Find an integrating factor for each equation. Take \(t>0\). $$ y^{\prime}-2 y=t $$

Short Answer

Expert verified
The integrating factor is \(e^{-2t}\).

Step by step solution

01

Identify the standard form

First, rewrite the given differential equation in the standard linear form.
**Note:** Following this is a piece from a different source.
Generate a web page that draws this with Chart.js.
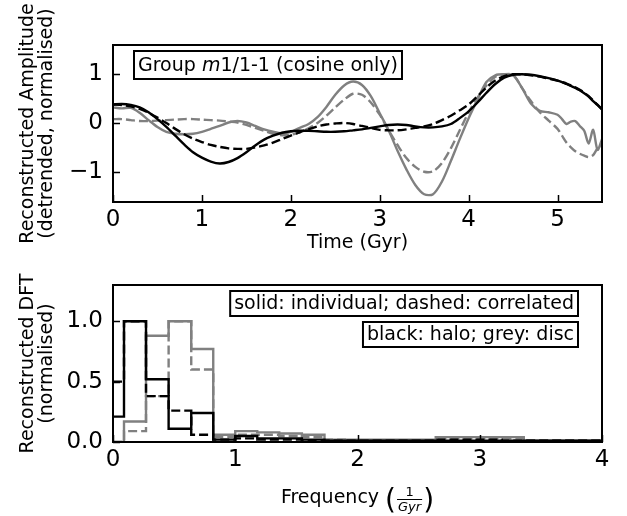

A standard first-order linear differential equation is written as: \[y^{\'}} + P(t)y = Q(t)\]For the given equation, compare and identify \(P(t)\) and \(Q(t)\):\[y^{\'}} - 2y = t\]Here, \(P(t) = -2\) and \(Q(t) = t\).
02

Determine the integrating factor \(\mu(t)\)

The integrating factor \(\mu(t)\) is found using the formula:\[\mu(t) = e^{\int P(t) \, dt}\]Given \(P(t) = -2\), we find:\[\int P(t) \, dt = \int -2 \, dt = -2t\]Therefore, the integrating factor is:\[\mu(t) = e^{-2t}\]
03

Verify the integrating factor calculation

To ensure correctness, verify the calculation of \(\mu(t)\):\[\mu(t) = e^{-2t}\]This means when multiplied through the original differential equation, it will facilitate solving it more easily by making the left-hand side an exact derivative.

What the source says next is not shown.